- Given request
Exclude images, then output the remaining data verbatim.

** start of Dataset extract **

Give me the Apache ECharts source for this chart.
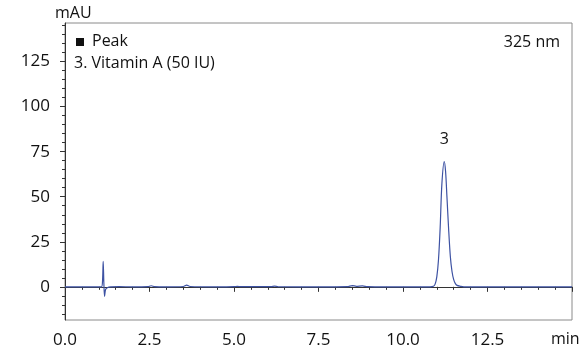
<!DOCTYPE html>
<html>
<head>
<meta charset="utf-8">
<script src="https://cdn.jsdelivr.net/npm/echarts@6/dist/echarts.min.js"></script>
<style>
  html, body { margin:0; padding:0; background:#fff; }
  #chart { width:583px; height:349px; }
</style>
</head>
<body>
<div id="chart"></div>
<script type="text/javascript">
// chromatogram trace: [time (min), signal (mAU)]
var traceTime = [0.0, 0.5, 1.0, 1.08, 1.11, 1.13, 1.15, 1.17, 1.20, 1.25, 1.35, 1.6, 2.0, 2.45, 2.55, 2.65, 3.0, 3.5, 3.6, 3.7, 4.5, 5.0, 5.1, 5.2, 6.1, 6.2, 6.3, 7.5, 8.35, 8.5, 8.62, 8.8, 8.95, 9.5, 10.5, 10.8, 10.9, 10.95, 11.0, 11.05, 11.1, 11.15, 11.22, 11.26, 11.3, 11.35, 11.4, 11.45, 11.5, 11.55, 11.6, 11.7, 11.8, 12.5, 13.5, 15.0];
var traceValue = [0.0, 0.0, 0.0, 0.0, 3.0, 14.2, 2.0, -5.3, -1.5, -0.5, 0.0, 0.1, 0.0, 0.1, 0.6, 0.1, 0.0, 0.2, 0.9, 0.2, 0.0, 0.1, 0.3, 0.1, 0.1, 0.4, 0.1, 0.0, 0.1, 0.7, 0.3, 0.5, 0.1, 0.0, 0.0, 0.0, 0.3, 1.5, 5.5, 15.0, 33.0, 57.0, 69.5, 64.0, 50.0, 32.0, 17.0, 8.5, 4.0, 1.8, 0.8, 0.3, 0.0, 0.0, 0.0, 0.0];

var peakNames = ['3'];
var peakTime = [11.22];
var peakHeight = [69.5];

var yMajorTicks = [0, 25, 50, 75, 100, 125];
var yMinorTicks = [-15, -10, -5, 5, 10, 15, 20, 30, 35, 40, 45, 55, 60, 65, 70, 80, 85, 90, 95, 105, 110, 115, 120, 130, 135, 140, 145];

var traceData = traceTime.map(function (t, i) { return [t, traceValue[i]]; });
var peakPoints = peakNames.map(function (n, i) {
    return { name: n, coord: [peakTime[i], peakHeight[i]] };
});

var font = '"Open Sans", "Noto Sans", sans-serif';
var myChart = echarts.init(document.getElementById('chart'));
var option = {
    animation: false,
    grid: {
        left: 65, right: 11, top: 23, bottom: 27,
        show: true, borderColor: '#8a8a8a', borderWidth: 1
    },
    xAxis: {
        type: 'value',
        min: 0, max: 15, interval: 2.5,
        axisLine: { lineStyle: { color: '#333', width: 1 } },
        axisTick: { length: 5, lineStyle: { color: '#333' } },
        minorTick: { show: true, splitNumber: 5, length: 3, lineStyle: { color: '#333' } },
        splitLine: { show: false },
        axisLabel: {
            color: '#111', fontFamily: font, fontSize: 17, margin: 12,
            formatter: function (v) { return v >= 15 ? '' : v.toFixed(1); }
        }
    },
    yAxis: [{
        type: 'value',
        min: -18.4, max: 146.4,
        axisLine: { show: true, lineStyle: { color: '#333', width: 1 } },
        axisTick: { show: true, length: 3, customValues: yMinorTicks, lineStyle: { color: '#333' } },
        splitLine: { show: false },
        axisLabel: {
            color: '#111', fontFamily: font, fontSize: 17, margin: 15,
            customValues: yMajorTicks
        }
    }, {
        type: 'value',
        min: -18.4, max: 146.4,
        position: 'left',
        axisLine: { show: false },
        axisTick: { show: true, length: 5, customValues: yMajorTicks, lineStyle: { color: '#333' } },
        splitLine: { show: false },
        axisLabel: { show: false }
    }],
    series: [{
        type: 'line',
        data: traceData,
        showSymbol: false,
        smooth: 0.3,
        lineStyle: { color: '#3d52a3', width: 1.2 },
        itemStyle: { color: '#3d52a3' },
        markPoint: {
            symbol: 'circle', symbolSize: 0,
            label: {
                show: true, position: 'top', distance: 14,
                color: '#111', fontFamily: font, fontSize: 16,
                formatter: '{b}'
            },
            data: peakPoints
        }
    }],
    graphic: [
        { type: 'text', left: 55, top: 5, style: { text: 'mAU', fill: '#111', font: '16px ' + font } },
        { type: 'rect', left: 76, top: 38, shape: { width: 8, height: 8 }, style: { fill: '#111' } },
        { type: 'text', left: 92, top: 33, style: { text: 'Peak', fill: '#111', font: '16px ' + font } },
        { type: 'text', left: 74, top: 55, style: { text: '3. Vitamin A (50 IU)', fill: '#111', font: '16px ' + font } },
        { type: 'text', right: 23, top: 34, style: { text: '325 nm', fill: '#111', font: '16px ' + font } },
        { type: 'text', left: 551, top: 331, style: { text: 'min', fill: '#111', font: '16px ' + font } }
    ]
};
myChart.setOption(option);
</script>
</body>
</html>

** end of Dataset extract **

- Response to the exercise
Give me the Apache ECharts source for this chart.
<!DOCTYPE html>
<html>
<head>
<meta charset="utf-8">
<script src="https://cdn.jsdelivr.net/npm/echarts@6/dist/echarts.min.js"></script>
<style>
  html, body { margin:0; padding:0; background:#fff; }
  #chart { width:583px; height:349px; }
</style>
</head>
<body>
<div id="chart"></div>
<script type="text/javascript">
// chromatogram trace: [time (min), signal (mAU)]
var traceTime = [0.0, 0.5, 1.0, 1.08, 1.11, 1.13, 1.15, 1.17, 1.20, 1.25, 1.35, 1.6, 2.0, 2.45, 2.55, 2.65, 3.0, 3.5, 3.6, 3.7, 4.5, 5.0, 5.1, 5.2, 6.1, 6.2, 6.3, 7.5, 8.35, 8.5, 8.62, 8.8, 8.95, 9.5, 10.5, 10.8, 10.9, 10.95, 11.0, 11.05, 11.1, 11.15, 11.22, 11.26, 11.3, 11.35, 11.4, 11.45, 11.5, 11.55, 11.6, 11.7, 11.8, 12.5, 13.5, 15.0];
var traceValue = [0.0, 0.0, 0.0, 0.0, 3.0, 14.2, 2.0, -5.3, -1.5, -0.5, 0.0, 0.1, 0.0, 0.1, 0.6, 0.1, 0.0, 0.2, 0.9, 0.2, 0.0, 0.1, 0.3, 0.1, 0.1, 0.4, 0.1, 0.0, 0.1, 0.7, 0.3, 0.5, 0.1, 0.0, 0.0, 0.0, 0.3, 1.5, 5.5, 15.0, 33.0, 57.0, 69.5, 64.0, 50.0, 32.0, 17.0, 8.5, 4.0, 1.8, 0.8, 0.3, 0.0, 0.0, 0.0, 0.0];

var peakNames = ['3'];
var peakTime = [11.22];
var peakHeight = [69.5];

var yMajorTicks = [0, 25, 50, 75, 100, 125];
var yMinorTicks = [-15, -10, -5, 5, 10, 15, 20, 30, 35, 40, 45, 55, 60, 65, 70, 80, 85, 90, 95, 105, 110, 115, 120, 130, 135, 140, 145];

var traceData = traceTime.map(function (t, i) { return [t, traceValue[i]]; });
var peakPoints = peakNames.map(function (n, i) {
    return { name: n, coord: [peakTime[i], peakHeight[i]] };
});

var font = '"Open Sans", "Noto Sans", sans-serif';
var myChart = echarts.init(document.getElementById('chart'));
var option = {
    animation: false,
    grid: {
        left: 65, right: 11, top: 23, bottom: 27,
        show: true, borderColor: '#8a8a8a', borderWidth: 1
    },
    xAxis: {
        type: 'value',
        min: 0, max: 15, interval: 2.5,
        axisLine: { lineStyle: { color: '#333', width: 1 } },
        axisTick: { length: 5, lineStyle: { color: '#333' } },
        minorTick: { show: true, splitNumber: 5, length: 3, lineStyle: { color: '#333' } },
        splitLine: { show: false },
        axisLabel: {
            color: '#111', fontFamily: font, fontSize: 17, margin: 12,
            formatter: function (v) { return v >= 15 ? '' : v.toFixed(1); }
        }
    },
    yAxis: [{
        type: 'value',
        min: -18.4, max: 146.4,
        axisLine: { show: true, lineStyle: { color: '#333', width: 1 } },
        axisTick: { show: true, length: 3, customValues: yMinorTicks, lineStyle: { color: '#333' } },
        splitLine: { show: false },
        axisLabel: {
            color: '#111', fontFamily: font, fontSize: 17, margin: 15,
            customValues: yMajorTicks
        }
    }, {
        type: 'value',
        min: -18.4, max: 146.4,
        position: 'left',
        axisLine: { show: false },
        axisTick: { show: true, length: 5, customValues: yMajorTicks, lineStyle: { color: '#333' } },
        splitLine: { show: false },
        axisLabel: { show: false }
    }],
    series: [{
        type: 'line',
        data: traceData,
        showSymbol: false,
        smooth: 0.3,
        lineStyle: { color: '#3d52a3', width: 1.2 },
        itemStyle: { color: '#3d52a3' },
        markPoint: {
            symbol: 'circle', symbolSize: 0,
            label: {
                show: true, position: 'top', distance: 14,
                color: '#111', fontFamily: font, fontSize: 16,
                formatter: '{b}'
            },
            data: peakPoints
        }
    }],
    graphic: [
        { type: 'text', left: 55, top: 5, style: { text: 'mAU', fill: '#111', font: '16px ' + font } },
        { type: 'rect', left: 76, top: 38, shape: { width: 8, height: 8 }, style: { fill: '#111' } },
        { type: 'text', left: 92, top: 33, style: { text: 'Peak', fill: '#111', font: '16px ' + font } },
        { type: 'text', left: 74, top: 55, style: { text: '3. Vitamin A (50 IU)', fill: '#111', font: '16px ' + font } },
        { type: 'text', right: 23, top: 34, style: { text: '325 nm', fill: '#111', font: '16px ' + font } },
        { type: 'text', left: 551, top: 331, style: { text: 'min', fill: '#111', font: '16px ' + font } }
    ]
};
myChart.setOption(option);
</script>
</body>
</html>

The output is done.